Making a Spectacle of Itself

The Big Dig hits pay dirt—in the shape of a new island playground in Boston Harbor

DIG THIS : Spectacle Island. The big dig provided topsoil for 2,400 pine, oak, sycamore, and maple trees     Photo: courtesy, Massachusetts Turnpike Authority

EVERYONE WHO HAD the misfortune of laying eyes on Boston's messy Big Dig in the past decade can breathe a sigh of relief now that the largest highway construction project in U.S. history is nearing completion. The highway that split the city has moved underground, but what about the 30 million tons of dirt that were excavated to create the tunnel?

Welcome to new and improved Spectacle Island, reopening June 26 in the Boston Harbor Islands National Recreation Area. The former smallpox quarantine site, illegal gambling den, and—most recently—city dump finally got a makeover. Workers used 6.3 million tons of excavated dirt to reshape the 121-acre island and provided topsoil for 2,400 pine, oak, sycamore, and maple trees.

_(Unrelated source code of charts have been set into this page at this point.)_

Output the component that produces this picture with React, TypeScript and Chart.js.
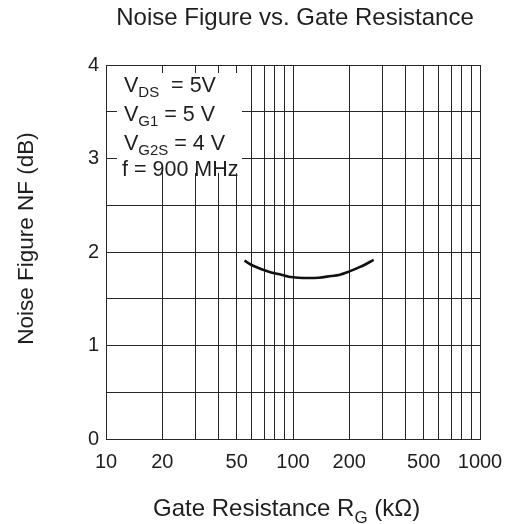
import React, { useEffect, useRef } from "react";
import { Chart, registerables } from "chart.js";

Chart.register(...registerables);

const title = "Noise Figure vs. Gate Resistance";
const yTitle = "Noise Figure NF (dB)";
const xTitleMain = "Gate Resistance R";
const xTitleSub = "G";
const xTitleRest = " (kΩ)";

const xTickValues = [10, 20, 30, 40, 50, 60, 70, 80, 90, 100, 200, 300, 400, 500, 600, 700, 800, 900, 1000];
const xLabelValues = [10, 20, 50, 100, 200, 500, 1000];
const yMin = 0;
const yMax = 4;
const yStep = 0.5;

const resistance = [55, 60, 68, 75, 85, 95, 107, 120, 137, 160, 176, 199, 230, 270];
const noiseFigure = [1.907, 1.861, 1.815, 1.786, 1.761, 1.736, 1.725, 1.722, 1.725, 1.743, 1.754, 1.79, 1.843, 1.915];

const condMain = ["V", "V", "V", "f = 900 MHz"];
const condSub = ["DS", "G1", "G2S", ""];
const condRest = ["  = 5V", " = 5 V", " = 4 V", ""];

const FONT = "'Liberation Sans', Arial, Helvetica, sans-serif";
const INK = "#1e1e1e";
const GRID = "#262626";

const textPlugin = {
  id: "textPlugin",
  beforeDatasetsDraw(chart: any) {
    const ctx = chart.ctx;
    ctx.save();
    ctx.fillStyle = "#ffffff";
    ctx.fillRect(117, 73, 125, 100);
    ctx.restore();
  },
  afterDraw(chart: any) {
    const ctx = chart.ctx;
    ctx.save();
    ctx.fillStyle = INK;
    ctx.textBaseline = "alphabetic";

    // title
    ctx.font = `24px ${FONT}`;
    ctx.textAlign = "center";
    ctx.fillText(title, 295, 25);

    // y title
    ctx.save();
    ctx.translate(33, 238.5);
    ctx.rotate(-Math.PI / 2);
    ctx.font = `22.5px ${FONT}`;
    ctx.textAlign = "center";
    ctx.fillText(yTitle, 0, 0);
    ctx.restore();

    // x title
    ctx.textAlign = "left";
    let x = 153;
    const xb = 516;
    ctx.font = `24px ${FONT}`;
    ctx.fillText(xTitleMain, x, xb);
    x += ctx.measureText(xTitleMain).width;
    ctx.font = `17px ${FONT}`;
    ctx.fillText(xTitleSub, x, xb + 6.5);
    x += ctx.measureText(xTitleSub).width;
    ctx.font = `24px ${FONT}`;
    ctx.fillText(xTitleRest, x, xb);

    // conditions
    const baselines = [91.5, 120.5, 149.5, 176];
    for (let i = 0; i < condMain.length; i++) {
      let cx = condSub[i] ? 124 : 122;
      const b = baselines[i];
      ctx.font = `21.5px ${FONT}`;
      ctx.fillText(condMain[i], cx, b);
      cx += ctx.measureText(condMain[i]).width;
      if (condSub[i]) {
        ctx.font = `15px ${FONT}`;
        ctx.fillText(condSub[i], cx, b + 5);
        cx += ctx.measureText(condSub[i]).width;
      }
      if (condRest[i]) {
        ctx.font = `21.5px ${FONT}`;
        ctx.fillText(condRest[i], cx, b);
      }
    }
    ctx.restore();
  },
};

export default function App() {
  const ref = useRef<HTMLCanvasElement | null>(null);
  useEffect(() => {
    if (!ref.current) return;
    const chart = new Chart(ref.current, {
      type: "line",
      data: {
        datasets: [
          {
            data: resistance.map((r, i) => ({ x: r, y: noiseFigure[i] })),
            borderColor: "#111111",
            borderWidth: 2.6,
            pointRadius: 0,
            fill: false,
            cubicInterpolationMode: "monotone",
          },
        ],
      },
      options: {
        responsive: false,
        animation: false,
        events: [],
        layout: { padding: { top: 65, right: 37, left: 0, bottom: 0 } },
        plugins: { legend: { display: false }, title: { display: false }, tooltip: { enabled: false } },
        scales: {
          x: {
            type: "logarithmic",
            min: 10,
            max: 1000,
            afterFit(scale: any) {
              scale.height = 85;
            },
            afterBuildTicks(scale: any) {
              scale.ticks = xTickValues.map((v) => ({ value: v }));
            },
            ticks: {
              autoSkip: false,
              maxRotation: 0,
              minRotation: 0,
              padding: 11,
              color: INK,
              font: { family: FONT, size: 20 },
              callback: (v: any) => (xLabelValues.includes(Number(v)) ? String(v) : ""),
            },
            grid: { color: GRID, lineWidth: 1, drawTicks: false },
            border: { color: GRID, width: 1 },
          },
          y: {
            type: "linear",
            min: yMin,
            max: yMax,
            afterFit(scale: any) {
              scale.width = 106;
            },
            ticks: {
              stepSize: yStep,
              padding: 7,
              color: INK,
              font: { family: FONT, size: 20 },
              callback: (v: any) => (Number.isInteger(Number(v)) ? String(v) : ""),
            },
            grid: { color: GRID, lineWidth: 1, drawTicks: false },
            border: { color: GRID, width: 1 },
          },
        },
      },
      plugins: [textPlugin],
    } as any);
    return () => chart.destroy();
  }, []);
  return (
    <div style={{ position: "fixed", left: 0, top: 0, width: 517, height: 524, background: "#fff" }}>
      <canvas ref={ref} width={517} height={524} style={{ width: 517, height: 524, display: "block" }} />
    </div>
  );
}
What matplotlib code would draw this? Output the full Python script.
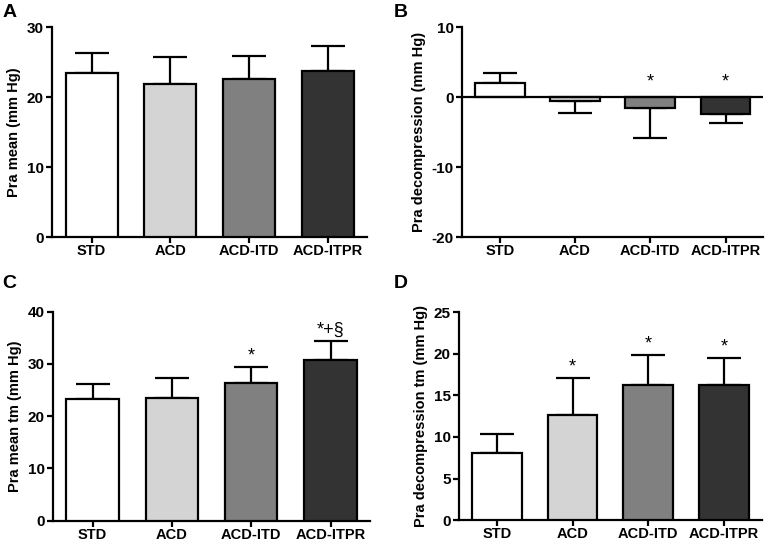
import numpy as np
import matplotlib
matplotlib.use('Agg')
import matplotlib.pyplot as plt

plt.rcParams['font.family'] = ['Liberation Sans', 'DejaVu Sans']
plt.rcParams['font.weight'] = 'bold'
plt.rcParams['axes.unicode_minus'] = False

groups = ['STD', 'ACD', 'ACD-ITD', 'ACD-ITPR']
colors = ['#ffffff', '#d4d4d4', '#808080', '#333333']

# panel data: mean, error
a_mean = [23.4, 21.9, 22.6, 23.8]
a_err = [2.9, 3.8, 3.3, 3.5]
b_mean = [2.0, -0.6, -1.5, -2.4]
b_err = [1.4, 1.7, 4.4, 1.3]
c_mean = [23.2, 23.4, 26.3, 30.7]
c_err = [2.9, 3.9, 3.1, 3.6]
d_mean = [8.1, 12.6, 16.3, 16.3]
d_err = [2.2, 4.5, 3.6, 3.2]

b_marks = ['', '', '*', '*']
c_marks = ['', '', '*', '*+§']
d_marks = ['', '*', '*', '*']

fig = plt.figure(figsize=(7.78, 5.44), dpi=100)
pos = {
    'A': [0.067, 0.564, 0.405, 0.386],
    'B': [0.594, 0.564, 0.387, 0.386],
    'C': [0.068, 0.043, 0.408, 0.384],
    'D': [0.590, 0.044, 0.389, 0.382],
}
letter_pos = {'A': (0.003, 0.993), 'B': (0.506, 0.993),
              'C': (0.003, 0.495), 'D': (0.506, 0.495)}


def panel(key, mean, err, ylim, yticks, ylabel, marks=None, mark_off=0.0):
    ax = fig.add_axes(pos[key])
    x = np.arange(len(groups))
    ax.bar(x, mean, width=0.66, color=colors, edgecolor='black', linewidth=1.6, zorder=3)
    for i in range(len(groups)):
        if mean[i] >= 0:
            yerr = [[0], [err[i]]]
        else:
            yerr = [[err[i]], [0]]
        ax.errorbar(x[i], mean[i], yerr=yerr, fmt='none', ecolor='black',
                    elinewidth=1.6, capsize=12, capthick=1.6, zorder=2)
    if marks:
        for i, m in enumerate(marks):
            if m:
                top = max(mean[i] + err[i], 0) if mean[i] >= 0 else 0
                ax.text(x[i], top + mark_off, m, ha='center', va='bottom',
                        fontsize=13, fontweight='normal')
    ax.set_xlim(-0.5, 3.5)
    ax.set_ylim(*ylim)
    ax.set_yticks(yticks)
    ax.set_xticks(x)
    ax.set_xticklabels(groups, fontsize=10.5, fontweight='bold')
    for lab in ax.get_yticklabels():
        lab.set_fontweight('bold')
        lab.set_fontsize(11)
    ax.set_ylabel(ylabel, fontsize=10.5, fontweight='bold', labelpad=4)
    ax.spines['top'].set_visible(False)
    ax.spines['right'].set_visible(False)
    ax.spines['left'].set_linewidth(1.6)
    ax.spines['bottom'].set_linewidth(1.6)
    ax.tick_params(width=1.6, length=4, direction='out', pad=2)
    ax.tick_params(axis='x', pad=1)
    lx, ly = letter_pos[key]
    fig.text(lx, ly, key, fontsize=14, fontweight='bold', ha='left', va='top')
    return ax


panel('A', a_mean, a_err, (0, 30), [0, 10, 20, 30], 'Pra mean (mm Hg)')
axb = panel('B', b_mean, b_err, (-20, 10), [-20, -10, 0, 10],
            'Pra decompression (mm Hg)', b_marks, mark_off=1.0)
axb.axhline(0, color='black', linewidth=1.6, zorder=4)
panel('C', c_mean, c_err, (0, 40), [0, 10, 20, 30, 40], 'Pra mean tm (mm Hg)',
      c_marks, mark_off=0.5)
panel('D', d_mean, d_err, (0, 25), [0, 5, 10, 15, 20, 25],
      'Pra decompression tm (mm Hg)', d_marks, mark_off=0.3)

fig.savefig('out.png', dpi=100)
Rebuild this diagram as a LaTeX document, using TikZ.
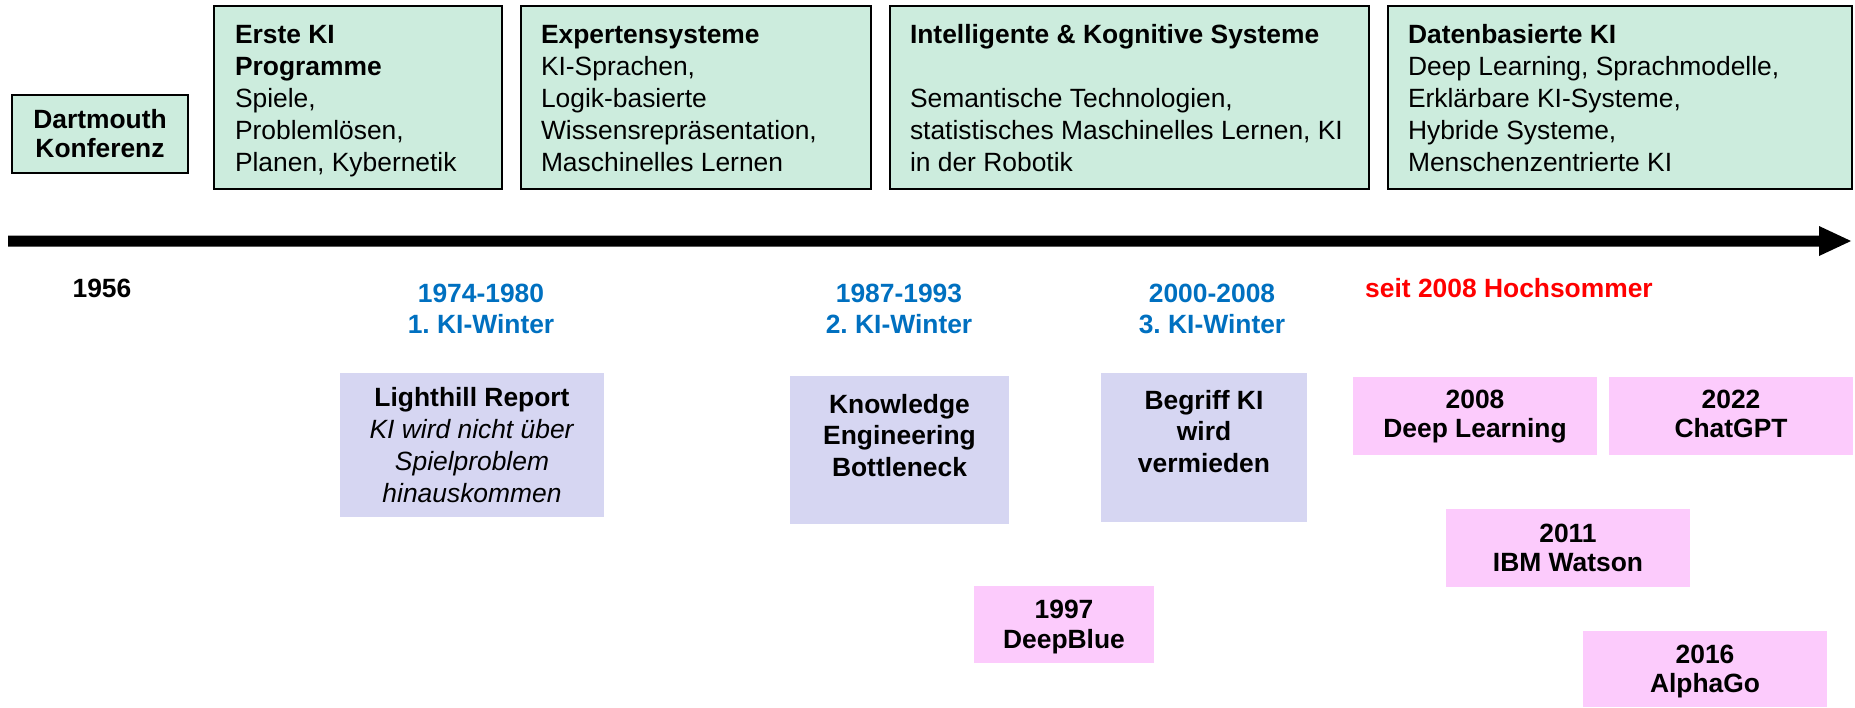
\documentclass[tikz,border=0pt]{standalone}
\usepackage{fontspec}
\setmainfont{Liberation Sans}
\usetikzlibrary{calc}
\definecolor{boxgreen}{HTML}{CCECDD}
\definecolor{boxlav}{HTML}{D6D6F2}
\definecolor{boxpink}{HTML}{FCCBFC}
\definecolor{winterblue}{HTML}{0070C0}
\definecolor{summerred}{HTML}{FF0000}
\newcommand\TLines[2]{\begin{tabular}[t]{@{}#1@{}}#2\end{tabular}}
\frenchspacing
\begin{document}
\begin{tikzpicture}[x=1pt,y=-1pt,
  erabox/.style={draw=black, line width=2.4pt, fill=boxgreen, rectangle, inner sep=0pt, outer sep=0pt, anchor=north west},
  winterbox/.style={fill=boxlav, rectangle, inner sep=0pt, outer sep=0pt, anchor=north west},
  eventbox/.style={fill=boxpink, rectangle, inner sep=0pt, outer sep=0pt, anchor=north west, minimum width=244, minimum height=78},
  txt/.style={inner sep=0pt, outer sep=0pt},
  f32/.style={font=\fontsize{26.4}{32}\selectfont},
  fbold/.style={font=\fontsize{26.4}{#1}\selectfont\bfseries},
  bluelab/.style={txt, anchor=base, text=winterblue, fbold=31}
]
\useasboundingbox (0,0) rectangle (1855,707);

% timeline arrow
\coordinate (tlstart) at (8,241);
\coordinate (tlend) at (1851,241);
\fill[black] (8,235.5) -- (1819,235.5) -- (1819,226) -- (tlend) -- (1819,256) -- (1819,246.5) -- (8,246.5) -- cycle;

% era boxes (top)
\node[erabox, minimum width=176, minimum height=78] (dart) at (12,95) {};
\node[txt, anchor=base, fbold=29] (dartT) at ($(dart.north)+(0,33)$) {\TLines{c}{Dartmouth\\Konferenz}};

\node[erabox, minimum width=288, minimum height=183] (erste) at (214,6) {};
\node[txt, anchor=base west, f32] (ersteT) at ($(erste.north west)+(21,37.5)$)
  {\TLines{l}{\textbf{Erste KI}\\\textbf{Programme}\\Spiele,\\Problemlösen,\\Planen, Kybernetik}};

\node[erabox, minimum width=350, minimum height=183] (expert) at (521,6) {};
\node[txt, anchor=base west, f32] (expertT) at ($(expert.north west)+(20,37.5)$)
  {\TLines{l}{\textbf{Expertensysteme}\\KI-Sprachen,\\Logik-basierte\\Wissensrepräsentation,\\Maschinelles Lernen}};

\node[erabox, minimum width=479, minimum height=183] (intel) at (890,6) {};
\node[txt, anchor=base west, f32] (intelT) at ($(intel.north west)+(20,37.5)$)
  {\TLines{l}{\textbf{Intelligente \& Kognitive Systeme}\\ \\Semantische Technologien,\\statistisches Maschinelles Lernen, KI\\in der Robotik}};

\node[erabox, minimum width=464, minimum height=183] (daten) at (1388,6) {};
\node[txt, anchor=base west, f32] (datenT) at ($(daten.north west)+(20,37.5)$)
  {\TLines{l}{\textbf{Datenbasierte KI}\\Deep Learning, Sprachmodelle,\\Erklärbare KI-Systeme,\\Hybride Systeme,\\Menschenzentrierte KI}};

% labels under the timeline
\node[txt, anchor=base, fbold=31] (y1956) at (102,297) {1956};
\node[bluelab] (w1) at (481,302) {\TLines{c}{1974-1980\\1. KI-Winter}};
\node[bluelab] (w2) at (899,302) {\TLines{c}{1987-1993\\2. KI-Winter}};
\node[bluelab] (w3) at (1212,302) {\TLines{c}{2000-2008\\3. KI-Winter}};
\node[txt, anchor=base, fbold=31, text=summerred] (summer) at (1509,297) {seit 2008 Hochsommer};

% winter boxes
\node[winterbox, minimum width=264, minimum height=144] (lh) at (340,373) {};
\node[txt, anchor=base, f32] (lhT) at ($(lh.north)+(0,33)$)
  {\TLines{c}{\textbf{Lighthill Report}\\\textit{KI wird nicht über}\\\textit{Spielproblem}\\\textit{hinauskommen}}};

\node[winterbox, minimum width=219, minimum height=148] (ke) at (790,376) {};
\node[txt, anchor=base, fbold=31.5] (keT) at ($(ke.north)+(0,37)$)
  {\TLines{c}{Knowledge\\Engineering\\Bottleneck}};

\node[winterbox, minimum width=206, minimum height=149] (bk) at (1101,373) {};
\node[txt, anchor=base, fbold=31.5] (bkT) at ($(bk.north)+(0,36)$)
  {\TLines{c}{Begriff KI\\wird\\vermieden}};

% event boxes
\node[eventbox, minimum width=180, minimum height=77] (db) at (974,586) {};
\node[txt, anchor=base, fbold=30] (dbT) at ($(db.north)+(0,32)$) {\TLines{c}{1997\\DeepBlue}};

\node[eventbox] (dl) at (1353,377) {};
\node[txt, anchor=base, fbold=29.5] (dlT) at ($(dl.north)+(0,31)$) {\TLines{c}{2008\\Deep Learning}};

\node[eventbox] (gpt) at (1609,377) {};
\node[txt, anchor=base, fbold=29.5] (gptT) at ($(gpt.north)+(0,31)$) {\TLines{c}{2022\\ChatGPT}};

\node[eventbox] (ibm) at (1446,509) {};
\node[txt, anchor=base, fbold=29.5] (ibmT) at ($(ibm.north)+(0,33)$) {\TLines{c}{2011\\IBM Watson}};

\node[eventbox, minimum height=76] (ag) at (1583,631) {};
\node[txt, anchor=base, fbold=29.5] (agT) at ($(ag.north)+(0,32)$) {\TLines{c}{2016\\AlphaGo}};
\end{tikzpicture}
\end{document}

The heaping mound creates the highest point in Boston Harbor—a 155-foot hill with expansive views of the city's skyline—and has a five-mile network of trails leading to rugged, sandy beaches.

Best of all, Spectacle Island can be reached by a 20-minute ferry ride from downtown's Long Wharf. For park and ferry information and schedules, contact Boston Harbor Islands (617-223-8666, www.bostonislands.com).

Although the Massachusetts naturalist and Walden author Henry David Thoreau didn't have Spectacle Island in mind when he spoke of preserving America's "wild spaces," it's refreshing to see good ol' Yankee ingenuity at work.